Globalism, inflation, and the supply chain
It's instructive to watch professional economists and non-professional consumers quibble over the correct meaning of the term "inflation." To the economist, the term denotes excessive money supply — to the consumers, escalating prices. Thus, we can say there are two kinds of inflation: money supply inflation and price inflation. But the fact that both the professionals and the amateurs endorse the standard formulas of "supply and demand" and "too much money chasing too few goods" tells us that price inflation can have two distinct causes: (1) money supply inflation and (2) decreased supply of products.
We know that money supply inflation can be attributed to the crazed federal spending binge that has seen the federal government print trillions of dollars, making each dollar worth a smaller fraction of the nation's total wealth. But what about that "decreased supply of products"? That's where it gets interesting. It's easy enough to point to disruptions because of lockdowns and, of course, to all those ships sitting off the California coast. Those are a visual representation of the obvious connection between price inflation and supply chain disruption.
However, supply chain expert, Charlie Grahn, has a fascinating article in the November 11 edition of the South China Morning Post regarding globalism's role in the supply chain crisis:
Know-it-alls eagerly claim to have identified "the" cause — the pandemic, oil prices, inflation, energy shortages in China, or any of the policies being debated in national legislatures. These explanations are all self-deceptions.
In a few short paragraphs (which I recommend to you) Grahn then reveals the true explanation for supply chain disruption.

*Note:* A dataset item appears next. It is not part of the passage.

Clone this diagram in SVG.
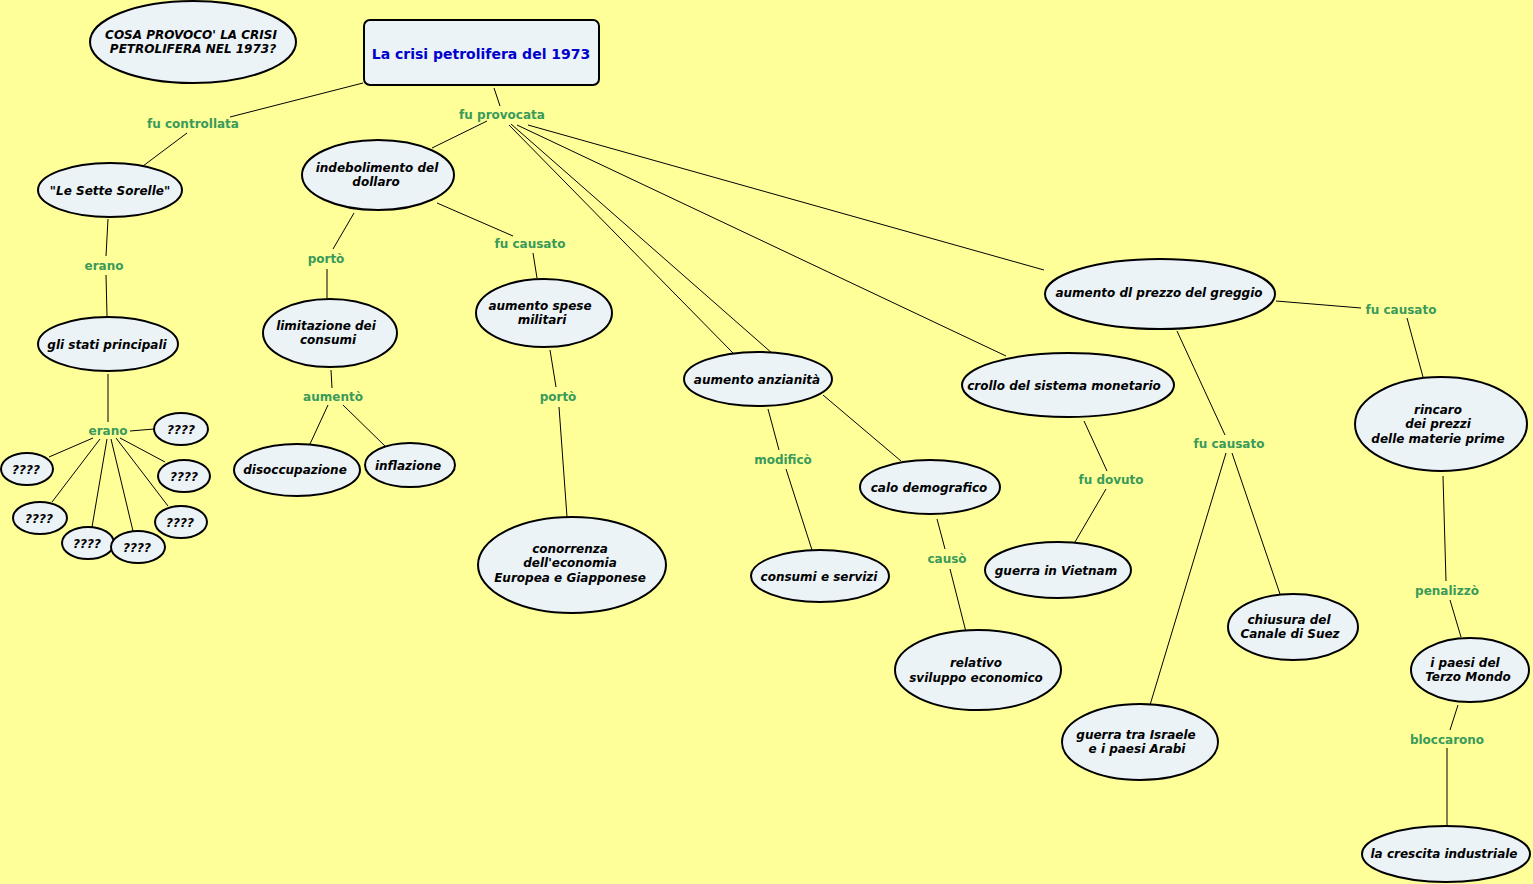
<svg xmlns="http://www.w3.org/2000/svg" width="1533" height="884" viewBox="0 0 1533 884">
<style>
.bg{fill:#FFFF99}
.n{fill:#EBF3F7;stroke:#000;stroke-width:2}
.t{font-family:"DejaVu Sans","Verdana",sans-serif;font-size:12px;font-weight:bold;font-style:italic;fill:#000;text-anchor:middle}
.q{font-size:12px}
.ti{font-family:"DejaVu Sans","Verdana",sans-serif;font-size:14px;font-weight:bold;fill:#0000CC;text-anchor:middle}
.l{font-family:"DejaVu Sans","Verdana",sans-serif;font-size:12px;font-weight:bold;fill:#3A9A5A;text-anchor:middle}
.c line{stroke:#000;stroke-width:1}
</style>
<rect class="bg" x="0" y="0" width="1533" height="884"/>
<g class="c" id="connectors">
<line x1="363" y1="83" x2="230" y2="117"/>
<line x1="187" y1="133" x2="143" y2="166"/>
<line x1="494" y1="88" x2="500" y2="106"/>
<line x1="487" y1="121" x2="432" y2="148"/>
<line x1="509" y1="125" x2="733" y2="353"/>
<line x1="511" y1="124" x2="773" y2="354"/>
<line x1="517" y1="125" x2="1006" y2="356"/>
<line x1="528" y1="125" x2="1044" y2="270"/>
<line x1="108" y1="219" x2="106" y2="256"/>
<line x1="106" y1="275" x2="107" y2="316"/>
<line x1="108" y1="374" x2="108" y2="422"/>
<line x1="130" y1="431" x2="154" y2="429"/>
<line x1="93" y1="438" x2="49" y2="457"/>
<line x1="100" y1="439" x2="52" y2="502"/>
<line x1="107" y1="439" x2="92" y2="527"/>
<line x1="111" y1="439" x2="133" y2="531"/>
<line x1="116" y1="438" x2="168" y2="506"/>
<line x1="120" y1="438" x2="165" y2="462"/>
<line x1="354" y1="213" x2="333" y2="249"/>
<line x1="327" y1="269" x2="327" y2="298"/>
<line x1="437" y1="203" x2="513" y2="236"/>
<line x1="533" y1="253" x2="537" y2="278"/>
<line x1="331" y1="370" x2="332" y2="388"/>
<line x1="328" y1="405" x2="310" y2="444"/>
<line x1="343" y1="405" x2="387" y2="448"/>
<line x1="550" y1="350" x2="556" y2="387"/>
<line x1="559" y1="407" x2="567" y2="517"/>
<line x1="768" y1="409" x2="779" y2="450"/>
<line x1="786" y1="469" x2="812" y2="550"/>
<line x1="823" y1="395" x2="901" y2="461"/>
<line x1="937" y1="519" x2="945" y2="549"/>
<line x1="950" y1="569" x2="966" y2="632"/>
<line x1="1084" y1="421" x2="1107" y2="471"/>
<line x1="1106" y1="489" x2="1075" y2="542"/>
<line x1="1177" y1="331" x2="1225" y2="435"/>
<line x1="1226" y1="453" x2="1150" y2="705"/>
<line x1="1232" y1="453" x2="1280" y2="594"/>
<line x1="1276" y1="301" x2="1361" y2="308"/>
<line x1="1407" y1="318" x2="1423" y2="377"/>
<line x1="1443" y1="476" x2="1446" y2="581"/>
<line x1="1450" y1="600" x2="1461" y2="637"/>
<line x1="1458" y1="705" x2="1450" y2="730"/>
<line x1="1447" y1="748" x2="1447" y2="825"/>
</g>
<g id="labels">
<text class="l" x="193" y="128">fu controllata</text>
<text class="l" x="502" y="119">fu provocata</text>
<text class="l" x="104" y="270">erano</text>
<text class="l" x="108" y="435">erano</text>
<text class="l" x="326" y="263">portò</text>
<text class="l" x="530" y="248">fu causato</text>
<text class="l" x="333" y="401">aumentò</text>
<text class="l" x="558" y="401">portò</text>
<text class="l" x="783" y="464">modificò</text>
<text class="l" x="947" y="563">causò</text>
<text class="l" x="1111" y="484">fu dovuto</text>
<text class="l" x="1229" y="448">fu causato</text>
<text class="l" x="1401" y="314">fu causato</text>
<text class="l" x="1447" y="595">penalizzò</text>
<text class="l" x="1447" y="744">bloccarono</text>
</g>
<g id="n-question"><ellipse class="n" cx="193" cy="42" rx="103" ry="41"/><text class="t q" x="191" y="39">COSA PROVOCO' LA CRISI</text><text class="t q" x="193" y="53">PETROLIFERA NEL 1973?</text></g>
<g id="n-title"><rect class="n" x="364" y="20" width="235" height="65" rx="6"/><text class="ti" x="481" y="59">La crisi petrolifera del 1973</text></g>
<g id="n-sorelle"><ellipse class="n" cx="110" cy="190" rx="72" ry="27"/><text class="t" x="110" y="195">"Le Sette Sorelle"</text></g>
<g id="n-stati"><ellipse class="n" cx="108" cy="344" rx="70" ry="27"/><text class="t" x="107" y="349">gli stati principali</text></g>
<g id="n-q1"><ellipse class="n" cx="181" cy="429" rx="27" ry="16"/><text class="t" x="181" y="434">????</text></g>
<g id="n-q2"><ellipse class="n" cx="27" cy="469" rx="26" ry="16"/><text class="t" x="26" y="474">????</text></g>
<g id="n-q3"><ellipse class="n" cx="184" cy="476" rx="26" ry="16"/><text class="t" x="184" y="481">????</text></g>
<g id="n-q4"><ellipse class="n" cx="40" cy="518" rx="27" ry="16"/><text class="t" x="39" y="523">????</text></g>
<g id="n-q5"><ellipse class="n" cx="181" cy="522" rx="26" ry="16"/><text class="t" x="180" y="527">????</text></g>
<g id="n-q6"><ellipse class="n" cx="88" cy="543" rx="26" ry="16"/><text class="t" x="87" y="548">????</text></g>
<g id="n-q7"><ellipse class="n" cx="138" cy="547" rx="27" ry="16"/><text class="t" x="137" y="552">????</text></g>
<g id="n-indebolimento"><ellipse class="n" cx="378" cy="175" rx="76" ry="35"/><text class="t" x="377" y="172">indebolimento del</text><text class="t" x="376" y="186">dollaro</text></g>
<g id="n-limitazione"><ellipse class="n" cx="330" cy="333" rx="67" ry="34"/><text class="t" x="326" y="330">limitazione dei</text><text class="t" x="328" y="344">consumi</text></g>
<g id="n-disoccupazione"><ellipse class="n" cx="297" cy="470" rx="63" ry="26"/><text class="t" x="295" y="474">disoccupazione</text></g>
<g id="n-inflazione"><ellipse class="n" cx="410" cy="465" rx="45" ry="22"/><text class="t" x="408" y="470">inflazione</text></g>
<g id="n-spese"><ellipse class="n" cx="544" cy="313" rx="68" ry="34"/><text class="t" x="540" y="310">aumento spese</text><text class="t" x="542" y="324">militari</text></g>
<g id="n-conorrenza"><ellipse class="n" cx="572" cy="565" rx="94" ry="48"/><text class="t" x="570" y="553">conorrenza</text><text class="t" x="570" y="567">dell'economia</text><text class="t" x="570" y="582">Europea e Giapponese</text></g>
<g id="n-anzianita"><ellipse class="n" cx="758" cy="379" rx="74" ry="27"/><text class="t" x="757" y="384">aumento anzianità</text></g>
<g id="n-consumi"><ellipse class="n" cx="820" cy="576" rx="69" ry="26"/><text class="t" x="819" y="581">consumi e servizi</text></g>
<g id="n-calo"><ellipse class="n" cx="930" cy="487" rx="70" ry="27"/><text class="t" x="929" y="492">calo demografico</text></g>
<g id="n-relativo"><ellipse class="n" cx="978" cy="670" rx="83" ry="40"/><text class="t" x="976" y="667">relativo</text><text class="t" x="976" y="682">sviluppo economico</text></g>
<g id="n-crollo"><ellipse class="n" cx="1068" cy="385" rx="106" ry="32"/><text class="t" x="1064" y="390">crollo del sistema monetario</text></g>
<g id="n-vietnam"><ellipse class="n" cx="1058" cy="570" rx="73" ry="28"/><text class="t" x="1056" y="575">guerra in Vietnam</text></g>
<g id="n-greggio"><ellipse class="n" cx="1160" cy="294" rx="115" ry="35"/><text class="t" x="1159" y="297">aumento dl prezzo del greggio</text></g>
<g id="n-israele"><ellipse class="n" cx="1140" cy="742" rx="78" ry="38"/><text class="t" x="1136" y="739">guerra tra Israele</text><text class="t" x="1137" y="753">e i paesi Arabi</text></g>
<g id="n-suez"><ellipse class="n" cx="1293" cy="627" rx="65" ry="33"/><text class="t" x="1289" y="624">chiusura del</text><text class="t" x="1290" y="638">Canale di Suez</text></g>
<g id="n-rincaro"><ellipse class="n" cx="1441" cy="424" rx="86" ry="47"/><text class="t" x="1438" y="414">rincaro</text><text class="t" x="1438" y="428">dei prezzi</text><text class="t" x="1438" y="443">delle materie prime</text></g>
<g id="n-paesi"><ellipse class="n" cx="1470" cy="670" rx="59" ry="32"/><text class="t" x="1465" y="667">i paesi del</text><text class="t" x="1468" y="681">Terzo Mondo</text></g>
<g id="n-crescita"><ellipse class="n" cx="1446" cy="854" rx="84" ry="28"/><text class="t" x="1444" y="858">la crescita industriale</text></g>
</svg>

The upshot of it is that the unrelenting demand for cost efficiency from businesses and individuals that put profit ahead of everything (much like the Ferengi in the Star Trek series) leads inevitably to a global supply chain characterized by extreme complexity and breakdown risk. Planning staff cannot totally foresee the complexity inherent in globalism, and the chain, therefore, remains vulnerable to the effect of Adam Smith's invisible hand.
The result is extended supply chains that are global, efficient, and more perilously constituted than before. Perhaps this is simply because we are human, and believe the good times will keep on rolling, although we have continued to add more risk to the system. This hubris has been our downfall.
Failures are now less avoidable and not easily managed, even if they are a management priority. Executives expect supply chains to be as reliable as daybreak but they seldom get attention until they are broken. Supply chain personnel know the system is unstable, but often management looks to them only for cost savings instead of risk management, which costs money.
(For those interested, a semi-humorous illustration of the complexity of the supply chain in trading can be seen in the Korean drama Incomplete Life, available online on both Kokowa and Rakuten Viki. In it, the fictional trader One International constantly struggles against the invisible hand in its search for profits.)
The takeaway? The remedy for supply chain disruption and price inflation is to eschew globalism: bring the jobs and production back home and our entire society, consumers and traders alike, will benefit.